Goal of the exercise.
Write out the material exactly. Do not include the pictures.

[Collected data]
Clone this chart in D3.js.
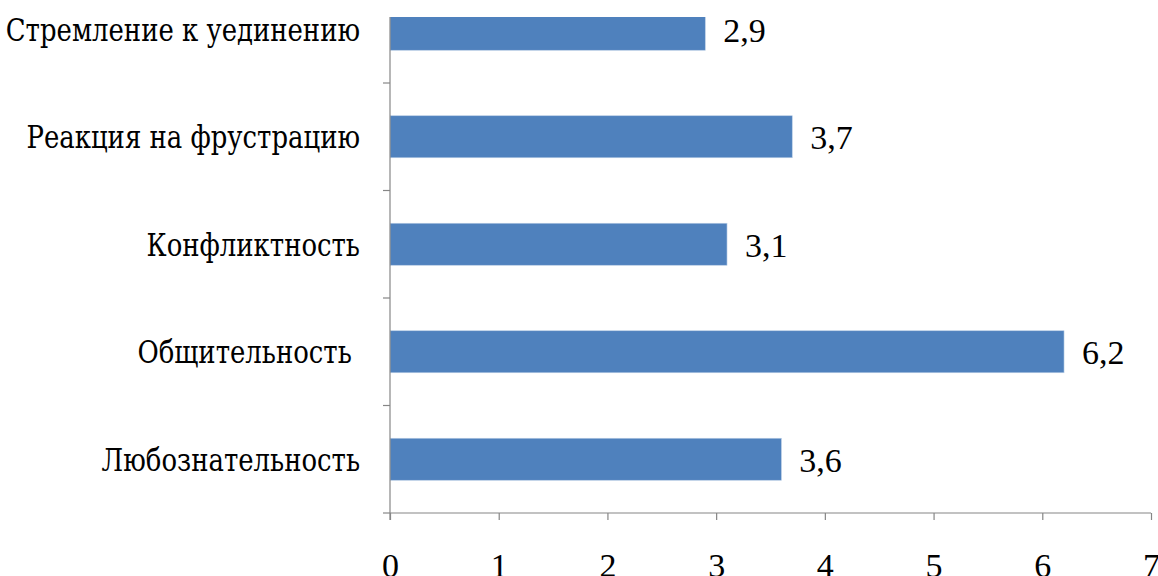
<!DOCTYPE html>
<html>
<head>
<meta charset="utf-8">
<script src="https://cdn.jsdelivr.net/npm/d3@7"></script>
<style>
  html, body { margin: 0; padding: 0; background: #fff; overflow: hidden; }
  svg { display: block; }
  text { font-family: "Liberation Serif", "Times New Roman", serif; fill: #000; }
  .cat { font-family: "DejaVu Serif Condensed", "DejaVu Serif", serif; font-stretch: condensed; }
</style>
</head>
<body>
<svg id="chart" width="1158" height="576"></svg>
<script>
const categories = ["Стремление к уединению", "Реакция на фрустрацию", "Конфликтность", "Общительность ", "Любознательность"];
const values = [2.9, 3.7, 3.1, 6.2, 3.6];
const xTicks = [0, 1, 2, 3, 4, 5, 6, 7];

const axisX = 390, axisRight = 1151;
const plotTop = 17, plotBottom = 513;
const fontSize = 34;
const catFontSize = 31;
const catSqueeze = 0.93;

const svg = d3.select("#chart");
const ru = d3.formatLocale({ decimal: ",", thousands: "\u00a0", grouping: [3], currency: ["", " ₽"] });
const fmt = ru.format(".1f");

const x = d3.scaleLinear().domain([0, 7]).range([axisX, axisRight]);
const y = d3.scaleBand().domain(categories).range([-24.5, plotBottom]).padding(0);
const step = y.step();
const barH = 42;
const barOff = (step - barH) / 2;

svg.append("clipPath").attr("id", "plotclip")
  .append("rect").attr("x", axisX).attr("y", plotTop).attr("width", axisRight - axisX + 10).attr("height", plotBottom - plotTop);

const data = categories.map((c, i) => ({ c, v: values[i] }));

svg.append("g").attr("clip-path", "url(#plotclip)")
  .selectAll("rect").data(data).join("rect")
  .attr("x", x(0))
  .attr("y", d => y(d.c) + barOff)
  .attr("width", d => x(d.v) - x(0))
  .attr("height", barH)
  .attr("fill", "#4F81BD")
  .attr("stroke", "#B9CDE5")
  .attr("stroke-width", 0.6);

const axisColor = "#868686";

svg.append("line")
  .attr("x1", axisX).attr("x2", axisX)
  .attr("y1", plotTop).attr("y2", plotBottom + 7)
  .attr("stroke", axisColor).attr("stroke-width", 1.2);

const yBounds = categories.map(c => y(c) + step).filter(v => v >= plotTop);
svg.append("g").selectAll("line").data(yBounds).join("line")
  .attr("x1", axisX - 7).attr("x2", axisX)
  .attr("y1", d => d).attr("y2", d => d)
  .attr("stroke", axisColor).attr("stroke-width", 1.2);

const xAxis = d3.axisBottom(x).tickValues(xTicks).tickSize(7).tickPadding(0).tickFormat(d => String(d));
const gx = svg.append("g").attr("transform", `translate(0,${plotBottom})`).call(xAxis);
gx.select(".domain").attr("stroke", axisColor).attr("stroke-width", 1.2).attr("d", `M${axisX},0H${axisRight}`);
gx.selectAll(".tick line").attr("stroke", axisColor).attr("stroke-width", 1.2);
gx.selectAll(".tick text")
  .attr("y", 64).attr("dy", null)
  .style("font-family", '"Liberation Serif", "Times New Roman", serif')
  .style("font-size", fontSize + "px")
  .attr("fill", "#000");

svg.append("g").attr("transform", `translate(360,0) scale(${catSqueeze},1)`)
  .selectAll("text").data(data).join("text")
  .attr("class", "cat")
  .attr("x", 0)
  .attr("y", d => y(d.c) + step / 2 + 11.5)
  .attr("text-anchor", "end")
  .style("white-space", "pre")
  .style("font-size", catFontSize + "px")
  .text(d => d.c);

svg.append("g").selectAll("text").data(data).join("text")
  .attr("x", d => x(d.v) + 18)
  .attr("y", d => y(d.c) + step / 2 + 12.5)
  .style("font-size", fontSize + "px")
  .text(d => fmt(d.v));
</script>
</body>
</html>
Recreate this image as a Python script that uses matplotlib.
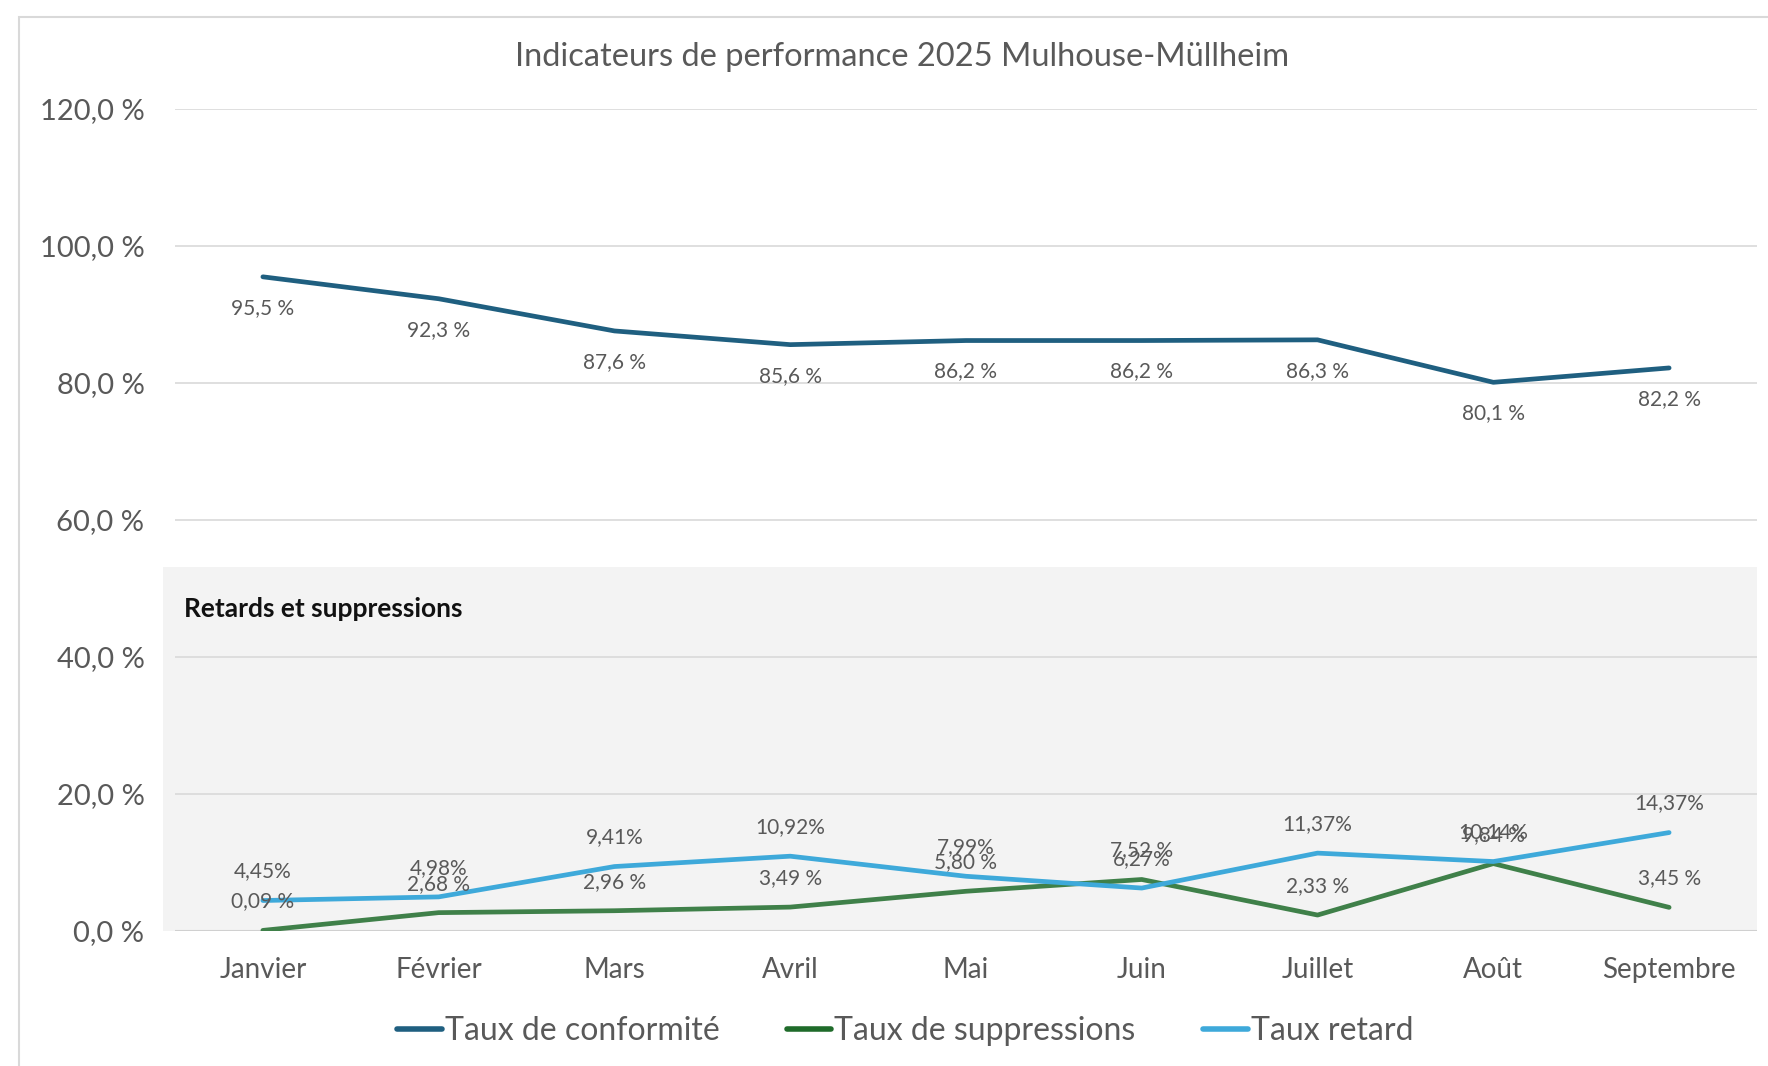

Answer to this problem.
Clone this chart in D3.js.
<!DOCTYPE html>
<html>
<head>
<meta charset="utf-8">
<script src="https://cdn.jsdelivr.net/npm/d3@7"></script>
<style>
  html, body { margin: 0; padding: 0; background: #fff; overflow: hidden; }
  svg { display: block; }
  text { font-family: "Liberation Serif", "Times New Roman", serif; fill: #000; }
  .cat { font-family: "DejaVu Serif Condensed", "DejaVu Serif", serif; font-stretch: condensed; }
</style>
</head>
<body>
<svg id="chart" width="1158" height="576"></svg>
<script>
const categories = ["Стремление к уединению", "Реакция на фрустрацию", "Конфликтность", "Общительность ", "Любознательность"];
const values = [2.9, 3.7, 3.1, 6.2, 3.6];
const xTicks = [0, 1, 2, 3, 4, 5, 6, 7];

const axisX = 390, axisRight = 1151;
const plotTop = 17, plotBottom = 513;
const fontSize = 34;
const catFontSize = 31;
const catSqueeze = 0.93;

const svg = d3.select("#chart");
const ru = d3.formatLocale({ decimal: ",", thousands: "\u00a0", grouping: [3], currency: ["", " ₽"] });
const fmt = ru.format(".1f");

const x = d3.scaleLinear().domain([0, 7]).range([axisX, axisRight]);
const y = d3.scaleBand().domain(categories).range([-24.5, plotBottom]).padding(0);
const step = y.step();
const barH = 42;
const barOff = (step - barH) / 2;

svg.append("clipPath").attr("id", "plotclip")
  .append("rect").attr("x", axisX).attr("y", plotTop).attr("width", axisRight - axisX + 10).attr("height", plotBottom - plotTop);

const data = categories.map((c, i) => ({ c, v: values[i] }));

svg.append("g").attr("clip-path", "url(#plotclip)")
  .selectAll("rect").data(data).join("rect")
  .attr("x", x(0))
  .attr("y", d => y(d.c) + barOff)
  .attr("width", d => x(d.v) - x(0))
  .attr("height", barH)
  .attr("fill", "#4F81BD")
  .attr("stroke", "#B9CDE5")
  .attr("stroke-width", 0.6);

const axisColor = "#868686";

svg.append("line")
  .attr("x1", axisX).attr("x2", axisX)
  .attr("y1", plotTop).attr("y2", plotBottom + 7)
  .attr("stroke", axisColor).attr("stroke-width", 1.2);

const yBounds = categories.map(c => y(c) + step).filter(v => v >= plotTop);
svg.append("g").selectAll("line").data(yBounds).join("line")
  .attr("x1", axisX - 7).attr("x2", axisX)
  .attr("y1", d => d).attr("y2", d => d)
  .attr("stroke", axisColor).attr("stroke-width", 1.2);

const xAxis = d3.axisBottom(x).tickValues(xTicks).tickSize(7).tickPadding(0).tickFormat(d => String(d));
const gx = svg.append("g").attr("transform", `translate(0,${plotBottom})`).call(xAxis);
gx.select(".domain").attr("stroke", axisColor).attr("stroke-width", 1.2).attr("d", `M${axisX},0H${axisRight}`);
gx.selectAll(".tick line").attr("stroke", axisColor).attr("stroke-width", 1.2);
gx.selectAll(".tick text")
  .attr("y", 64).attr("dy", null)
  .style("font-family", '"Liberation Serif", "Times New Roman", serif')
  .style("font-size", fontSize + "px")
  .attr("fill", "#000");

svg.append("g").attr("transform", `translate(360,0) scale(${catSqueeze},1)`)
  .selectAll("text").data(data).join("text")
  .attr("class", "cat")
  .attr("x", 0)
  .attr("y", d => y(d.c) + step / 2 + 11.5)
  .attr("text-anchor", "end")
  .style("white-space", "pre")
  .style("font-size", catFontSize + "px")
  .text(d => d.c);

svg.append("g").selectAll("text").data(data).join("text")
  .attr("x", d => x(d.v) + 18)
  .attr("y", d => y(d.c) + step / 2 + 12.5)
  .style("font-size", fontSize + "px")
  .text(d => fmt(d.v));
</script>
</body>
</html>
Recreate this image as a Python script that uses matplotlib.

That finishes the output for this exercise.